Window size: 10 calls
Failure threshold: 50%
Calls: [ok, ok, fail, fail, ok, fail, fail, fail, ok, fail]
Failures: 6 / 10 = 60% → breaker OPENS
Pros: Simple to implement. Predictable behavior. Cons: Slow to react during traffic spikes. 10 calls take different amounts of time under different load.
Time-based sliding window#
Track all calls within the last N seconds. If the failure rate in that window exceeds the threshold, trip the breaker.
Window: last 60 seconds
Failure threshold: 50%
Calls in window: 247 total, 158 failed
Failure rate: 64% → breaker OPENS
Pros: Reacts consistently regardless of traffic volume. Cons: High-traffic services may accumulate many calls in the window. Low-traffic services may not have enough data to trigger.
Minimum call threshold#
Both strategies need a minimum call count before evaluating. Without it, 1 failure out of 1 call gives a 100% failure rate and immediately trips the breaker.
Minimum calls: 5
Window: 10 calls
Calls so far: [fail, fail] → only 2 calls, minimum not met → STAY CLOSED
Calls so far: [fail, fail, fail, ok, fail] → 5 calls, 80% failure → OPEN
Timeout configuration#
Wait duration in Open state#
How long the breaker stays open before transitioning to Half-Open:
- Too short (5s): The downstream service hasn't recovered yet. Test requests fail. Breaker reopens. Pointless.
- Too long (5min): The downstream service recovered 4 minutes ago. You're rejecting requests unnecessarily.
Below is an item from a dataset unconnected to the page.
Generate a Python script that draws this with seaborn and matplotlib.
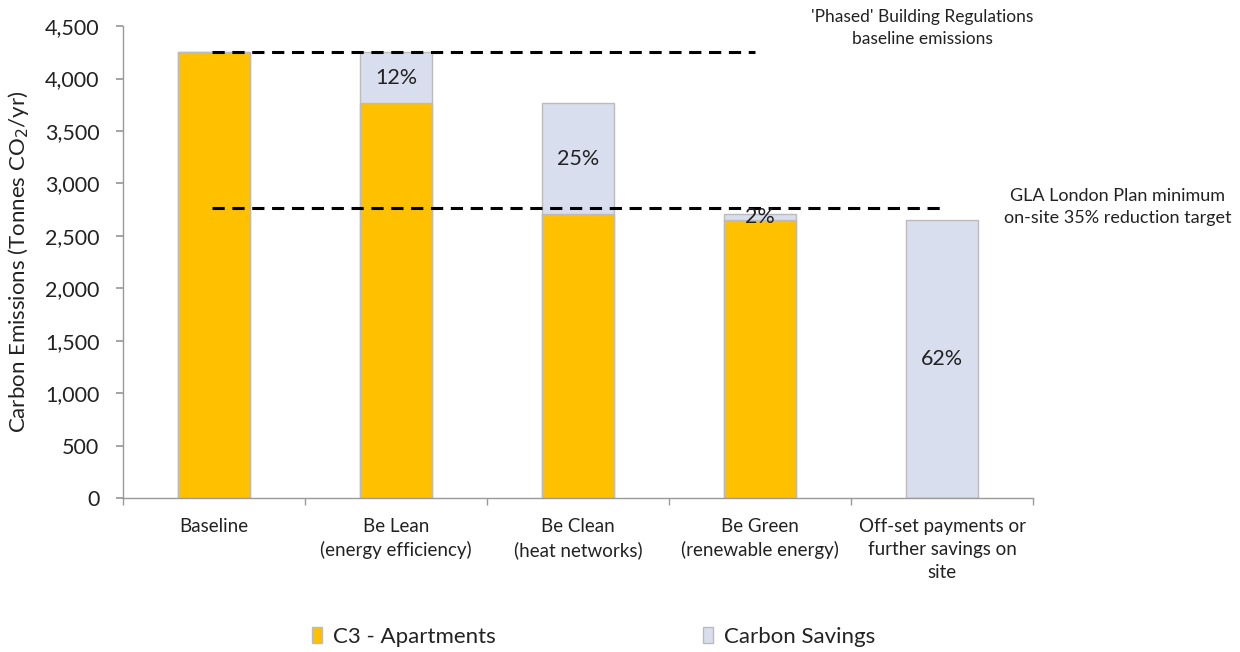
import numpy as np
import pandas as pd
import matplotlib
matplotlib.use("Agg")
import matplotlib.pyplot as plt
import seaborn as sns
from matplotlib.patches import Patch

categories = ["Baseline", "Be Lean\n(energy efficiency)", "Be Clean\n(heat networks)",
              "Be Green\n(renewable energy)", "Off-set payments or\nfurther savings on\nsite"]
apartments = [4250, 3766, 2707, 2650, 0]
savings = [0, 484, 1059, 57, 2650]
pct_labels = ["", "12%", "25%", "2%", "62%"]
baseline_line = 4250
target_line = 2762
yticks = [0, 500, 1000, 1500, 2000, 2500, 3000, 3500, 4000, 4500]

sns.set_theme(style="white")
plt.rcParams['font.family'] = ['Lato', 'DejaVu Sans']

YELLOW = "#FFC000"
LAV = "#D9DEEE"
EDGE = "#BBBBBB"

df = pd.DataFrame({"cat": categories, "apt": apartments, "sav": savings})
df["total"] = df["apt"] + df["sav"]

fig = plt.figure(figsize=(12.4, 6.52), dpi=100)
ax = fig.add_axes([0.0992, 0.236, 0.7339, 0.724])

sns.barplot(data=df, x="cat", y="total", color=LAV, edgecolor=EDGE, linewidth=1,
            width=0.4, ax=ax, saturation=1)
sns.barplot(data=df, x="cat", y="apt", color=YELLOW, edgecolor=EDGE, linewidth=1,
            width=0.4, ax=ax, saturation=1)

for i, lab in enumerate(pct_labels):
    if lab:
        yc = apartments[i] + savings[i] / 2
        ax.text(i, yc, lab, ha="center", va="center", fontsize=15.5, color="#222222")

ax.hlines(baseline_line, -0.01, 2.97, colors="black", linestyles=(0, (4, 2.5)), linewidth=2.2)
ax.hlines(target_line, -0.01, 4.02, colors="black", linestyles=(0, (4, 2.5)), linewidth=2.2)

ax.set_xlim(-0.5, 4.5)
ax.set_ylim(0, 4500)
ax.set_yticks(yticks)
ax.set_yticklabels([f"{v:,}" for v in yticks], fontsize=15.5, color="#222222")
ax.set_xticks(range(len(categories)))
ax.set_xticklabels(categories, fontsize=13.5, color="#222222", linespacing=1.45)
ax.tick_params(axis="x", length=0, pad=14)
ax.set_xticks(np.arange(-0.5, 5, 1), minor=True)
ax.tick_params(axis="x", which="minor", length=5, color="#999999", direction="out", bottom=True)
ax.tick_params(axis="y", length=5, color="#999999", direction="out", left=True, pad=12)
ax.set_xlabel("")
ax.set_ylabel(r"Carbon Emissions (Tonnes CO$_2$/yr)", fontsize=16, color="#222222", labelpad=10)

for s in ["top", "right"]:
    ax.spines[s].set_visible(False)
for s in ["left", "bottom"]:
    ax.spines[s].set_color("#999999")
    ax.spines[s].set_linewidth(1)

fig.text(922 / 1240, 1 - 28 / 652, "'Phased' Building Regulations\nbaseline emissions",
         ha="center", va="center", fontsize=12.5, color="#222222", linespacing=1.5)
fig.text(1118 / 1240, 1 - 207 / 652, "GLA London Plan minimum\non-site 35% reduction target",
         ha="center", va="center", fontsize=13, color="#222222", linespacing=1.5)

handles = [Patch(facecolor=YELLOW, edgecolor=EDGE, label="C3 - Apartments"),
           Patch(facecolor=LAV, edgecolor=EDGE, label="Carbon Savings")]
fig.legend(handles=handles, loc="center left", bbox_to_anchor=(292 / 1240, 1 - 637 / 652),
           ncol=2, frameon=False, fontsize=16, handlelength=0.45, handleheight=0.7,
           columnspacing=9.3, handletextpad=0.5, labelcolor="#222222")

fig.savefig("out.png", dpi=100)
- Reasonable default: 30-60 seconds. Adjust based on your dependency's typical recovery time.
Slow call handling#
A call that succeeds but takes too long should count as a failure. A 29-second response that technically returns 200 OK is still a problem.
Slow call threshold: 3 seconds
Slow call rate threshold: 50%
If more than 50% of calls take longer than 3 seconds → OPEN
Automatic transition timing#
Open state:
wait duration = 30 seconds
Half-Open state:
permitted calls = 5
If 3 out of 5 succeed → CLOSE
If 3 out of 5 fail → reopen, restart wait timer
Fallback strategies#
When the breaker is open, you need to return something useful instead of an error.
Cached response#
Return the last known good response. Works for data that's relatively stable — product catalogs, user profiles, configuration.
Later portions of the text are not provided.